Begin

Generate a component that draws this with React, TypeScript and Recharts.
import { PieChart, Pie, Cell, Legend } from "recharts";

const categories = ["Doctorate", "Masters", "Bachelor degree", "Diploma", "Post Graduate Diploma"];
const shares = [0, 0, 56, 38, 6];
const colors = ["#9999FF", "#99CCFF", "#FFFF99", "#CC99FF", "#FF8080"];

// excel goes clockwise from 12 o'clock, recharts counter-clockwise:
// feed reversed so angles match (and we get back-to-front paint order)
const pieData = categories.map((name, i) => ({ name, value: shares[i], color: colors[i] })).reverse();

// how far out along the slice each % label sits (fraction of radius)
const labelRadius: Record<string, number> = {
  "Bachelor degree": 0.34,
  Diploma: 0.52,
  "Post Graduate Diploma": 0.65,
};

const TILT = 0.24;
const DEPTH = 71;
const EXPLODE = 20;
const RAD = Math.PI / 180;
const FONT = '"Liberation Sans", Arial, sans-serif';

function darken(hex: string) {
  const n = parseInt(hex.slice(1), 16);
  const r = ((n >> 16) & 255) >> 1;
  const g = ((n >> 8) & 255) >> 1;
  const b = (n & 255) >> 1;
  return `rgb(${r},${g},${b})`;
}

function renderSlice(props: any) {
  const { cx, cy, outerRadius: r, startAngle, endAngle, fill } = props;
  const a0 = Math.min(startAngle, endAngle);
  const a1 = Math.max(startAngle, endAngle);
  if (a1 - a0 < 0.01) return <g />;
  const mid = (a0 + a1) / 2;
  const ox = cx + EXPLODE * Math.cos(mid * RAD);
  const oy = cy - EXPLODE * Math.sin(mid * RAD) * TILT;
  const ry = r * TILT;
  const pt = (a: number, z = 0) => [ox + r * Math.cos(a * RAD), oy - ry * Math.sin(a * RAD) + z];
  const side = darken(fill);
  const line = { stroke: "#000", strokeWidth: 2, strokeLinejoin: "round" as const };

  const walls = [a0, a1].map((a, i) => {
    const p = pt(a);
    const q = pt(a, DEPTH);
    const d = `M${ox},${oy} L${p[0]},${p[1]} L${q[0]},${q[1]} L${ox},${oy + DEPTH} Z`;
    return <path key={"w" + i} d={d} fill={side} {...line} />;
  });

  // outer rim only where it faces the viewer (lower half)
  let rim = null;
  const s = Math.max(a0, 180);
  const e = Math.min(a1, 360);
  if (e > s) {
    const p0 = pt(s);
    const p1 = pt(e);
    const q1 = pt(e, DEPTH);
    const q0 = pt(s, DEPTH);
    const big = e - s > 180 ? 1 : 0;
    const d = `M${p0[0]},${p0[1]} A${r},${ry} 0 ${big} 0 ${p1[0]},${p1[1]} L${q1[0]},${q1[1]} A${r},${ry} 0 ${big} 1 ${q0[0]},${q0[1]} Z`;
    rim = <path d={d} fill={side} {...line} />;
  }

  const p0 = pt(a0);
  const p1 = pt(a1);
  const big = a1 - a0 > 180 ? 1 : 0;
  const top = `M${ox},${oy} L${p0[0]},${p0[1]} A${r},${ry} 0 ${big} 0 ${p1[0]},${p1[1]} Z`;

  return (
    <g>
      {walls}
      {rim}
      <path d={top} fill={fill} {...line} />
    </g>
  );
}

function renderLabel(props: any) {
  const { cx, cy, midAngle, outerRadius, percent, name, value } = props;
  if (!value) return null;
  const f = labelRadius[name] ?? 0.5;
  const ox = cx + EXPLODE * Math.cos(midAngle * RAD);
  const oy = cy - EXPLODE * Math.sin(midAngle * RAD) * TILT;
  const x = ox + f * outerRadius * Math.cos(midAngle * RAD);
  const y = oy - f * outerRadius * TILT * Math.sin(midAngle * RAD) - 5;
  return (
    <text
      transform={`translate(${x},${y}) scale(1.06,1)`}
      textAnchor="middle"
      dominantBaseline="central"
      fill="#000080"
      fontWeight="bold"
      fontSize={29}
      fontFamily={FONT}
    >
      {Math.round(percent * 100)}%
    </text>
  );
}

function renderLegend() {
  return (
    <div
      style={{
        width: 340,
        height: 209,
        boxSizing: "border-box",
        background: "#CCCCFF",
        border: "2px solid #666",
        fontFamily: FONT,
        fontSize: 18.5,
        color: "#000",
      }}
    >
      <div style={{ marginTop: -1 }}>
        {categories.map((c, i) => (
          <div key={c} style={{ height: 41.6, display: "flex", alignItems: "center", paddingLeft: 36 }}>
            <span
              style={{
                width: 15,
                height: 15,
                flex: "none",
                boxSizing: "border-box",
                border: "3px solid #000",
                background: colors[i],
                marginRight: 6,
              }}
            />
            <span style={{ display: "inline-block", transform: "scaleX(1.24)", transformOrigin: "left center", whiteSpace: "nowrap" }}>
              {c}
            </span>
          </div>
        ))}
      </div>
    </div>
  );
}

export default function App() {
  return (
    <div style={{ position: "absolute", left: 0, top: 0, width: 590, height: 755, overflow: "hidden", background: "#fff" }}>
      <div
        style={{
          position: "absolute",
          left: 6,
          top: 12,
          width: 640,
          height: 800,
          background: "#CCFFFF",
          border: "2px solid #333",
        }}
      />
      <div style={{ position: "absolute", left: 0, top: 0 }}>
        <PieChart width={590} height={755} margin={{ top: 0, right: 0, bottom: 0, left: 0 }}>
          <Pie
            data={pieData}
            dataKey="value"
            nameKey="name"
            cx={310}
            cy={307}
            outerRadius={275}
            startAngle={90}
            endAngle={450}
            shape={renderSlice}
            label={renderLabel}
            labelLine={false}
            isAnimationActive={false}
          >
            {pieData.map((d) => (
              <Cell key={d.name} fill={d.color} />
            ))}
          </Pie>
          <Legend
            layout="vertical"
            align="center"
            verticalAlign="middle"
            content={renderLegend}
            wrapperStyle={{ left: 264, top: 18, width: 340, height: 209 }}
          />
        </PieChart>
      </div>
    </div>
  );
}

End

What you have to do:
Please repeat the listing above in full and exactly.

Solution to the exercise:
Generate a component that draws this with React, TypeScript and Recharts.
import { PieChart, Pie, Cell, Legend } from "recharts";

const categories = ["Doctorate", "Masters", "Bachelor degree", "Diploma", "Post Graduate Diploma"];
const shares = [0, 0, 56, 38, 6];
const colors = ["#9999FF", "#99CCFF", "#FFFF99", "#CC99FF", "#FF8080"];

// excel goes clockwise from 12 o'clock, recharts counter-clockwise:
// feed reversed so angles match (and we get back-to-front paint order)
const pieData = categories.map((name, i) => ({ name, value: shares[i], color: colors[i] })).reverse();

// how far out along the slice each % label sits (fraction of radius)
const labelRadius: Record<string, number> = {
  "Bachelor degree": 0.34,
  Diploma: 0.52,
  "Post Graduate Diploma": 0.65,
};

const TILT = 0.24;
const DEPTH = 71;
const EXPLODE = 20;
const RAD = Math.PI / 180;
const FONT = '"Liberation Sans", Arial, sans-serif';

function darken(hex: string) {
  const n = parseInt(hex.slice(1), 16);
  const r = ((n >> 16) & 255) >> 1;
  const g = ((n >> 8) & 255) >> 1;
  const b = (n & 255) >> 1;
  return `rgb(${r},${g},${b})`;
}

function renderSlice(props: any) {
  const { cx, cy, outerRadius: r, startAngle, endAngle, fill } = props;
  const a0 = Math.min(startAngle, endAngle);
  const a1 = Math.max(startAngle, endAngle);
  if (a1 - a0 < 0.01) return <g />;
  const mid = (a0 + a1) / 2;
  const ox = cx + EXPLODE * Math.cos(mid * RAD);
  const oy = cy - EXPLODE * Math.sin(mid * RAD) * TILT;
  const ry = r * TILT;
  const pt = (a: number, z = 0) => [ox + r * Math.cos(a * RAD), oy - ry * Math.sin(a * RAD) + z];
  const side = darken(fill);
  const line = { stroke: "#000", strokeWidth: 2, strokeLinejoin: "round" as const };

  const walls = [a0, a1].map((a, i) => {
    const p = pt(a);
    const q = pt(a, DEPTH);
    const d = `M${ox},${oy} L${p[0]},${p[1]} L${q[0]},${q[1]} L${ox},${oy + DEPTH} Z`;
    return <path key={"w" + i} d={d} fill={side} {...line} />;
  });

  // outer rim only where it faces the viewer (lower half)
  let rim = null;
  const s = Math.max(a0, 180);
  const e = Math.min(a1, 360);
  if (e > s) {
    const p0 = pt(s);
    const p1 = pt(e);
    const q1 = pt(e, DEPTH);
    const q0 = pt(s, DEPTH);
    const big = e - s > 180 ? 1 : 0;
    const d = `M${p0[0]},${p0[1]} A${r},${ry} 0 ${big} 0 ${p1[0]},${p1[1]} L${q1[0]},${q1[1]} A${r},${ry} 0 ${big} 1 ${q0[0]},${q0[1]} Z`;
    rim = <path d={d} fill={side} {...line} />;
  }

  const p0 = pt(a0);
  const p1 = pt(a1);
  const big = a1 - a0 > 180 ? 1 : 0;
  const top = `M${ox},${oy} L${p0[0]},${p0[1]} A${r},${ry} 0 ${big} 0 ${p1[0]},${p1[1]} Z`;

  return (
    <g>
      {walls}
      {rim}
      <path d={top} fill={fill} {...line} />
    </g>
  );
}

function renderLabel(props: any) {
  const { cx, cy, midAngle, outerRadius, percent, name, value } = props;
  if (!value) return null;
  const f = labelRadius[name] ?? 0.5;
  const ox = cx + EXPLODE * Math.cos(midAngle * RAD);
  const oy = cy - EXPLODE * Math.sin(midAngle * RAD) * TILT;
  const x = ox + f * outerRadius * Math.cos(midAngle * RAD);
  const y = oy - f * outerRadius * TILT * Math.sin(midAngle * RAD) - 5;
  return (
    <text
      transform={`translate(${x},${y}) scale(1.06,1)`}
      textAnchor="middle"
      dominantBaseline="central"
      fill="#000080"
      fontWeight="bold"
      fontSize={29}
      fontFamily={FONT}
    >
      {Math.round(percent * 100)}%
    </text>
  );
}

function renderLegend() {
  return (
    <div
      style={{
        width: 340,
        height: 209,
        boxSizing: "border-box",
        background: "#CCCCFF",
        border: "2px solid #666",
        fontFamily: FONT,
        fontSize: 18.5,
        color: "#000",
      }}
    >
      <div style={{ marginTop: -1 }}>
        {categories.map((c, i) => (
          <div key={c} style={{ height: 41.6, display: "flex", alignItems: "center", paddingLeft: 36 }}>
            <span
              style={{
                width: 15,
                height: 15,
                flex: "none",
                boxSizing: "border-box",
                border: "3px solid #000",
                background: colors[i],
                marginRight: 6,
              }}
            />
            <span style={{ display: "inline-block", transform: "scaleX(1.24)", transformOrigin: "left center", whiteSpace: "nowrap" }}>
              {c}
            </span>
          </div>
        ))}
      </div>
    </div>
  );
}

export default function App() {
  return (
    <div style={{ position: "absolute", left: 0, top: 0, width: 590, height: 755, overflow: "hidden", background: "#fff" }}>
      <div
        style={{
          position: "absolute",
          left: 6,
          top: 12,
          width: 640,
          height: 800,
          background: "#CCFFFF",
          border: "2px solid #333",
        }}
      />
      <div style={{ position: "absolute", left: 0, top: 0 }}>
        <PieChart width={590} height={755} margin={{ top: 0, right: 0, bottom: 0, left: 0 }}>
          <Pie
            data={pieData}
            dataKey="value"
            nameKey="name"
            cx={310}
            cy={307}
            outerRadius={275}
            startAngle={90}
            endAngle={450}
            shape={renderSlice}
            label={renderLabel}
            labelLine={false}
            isAnimationActive={false}
          >
            {pieData.map((d) => (
              <Cell key={d.name} fill={d.color} />
            ))}
          </Pie>
          <Legend
            layout="vertical"
            align="center"
            verticalAlign="middle"
            content={renderLegend}
            wrapperStyle={{ left: 264, top: 18, width: 340, height: 209 }}
          />
        </PieChart>
      </div>
    </div>
  );
}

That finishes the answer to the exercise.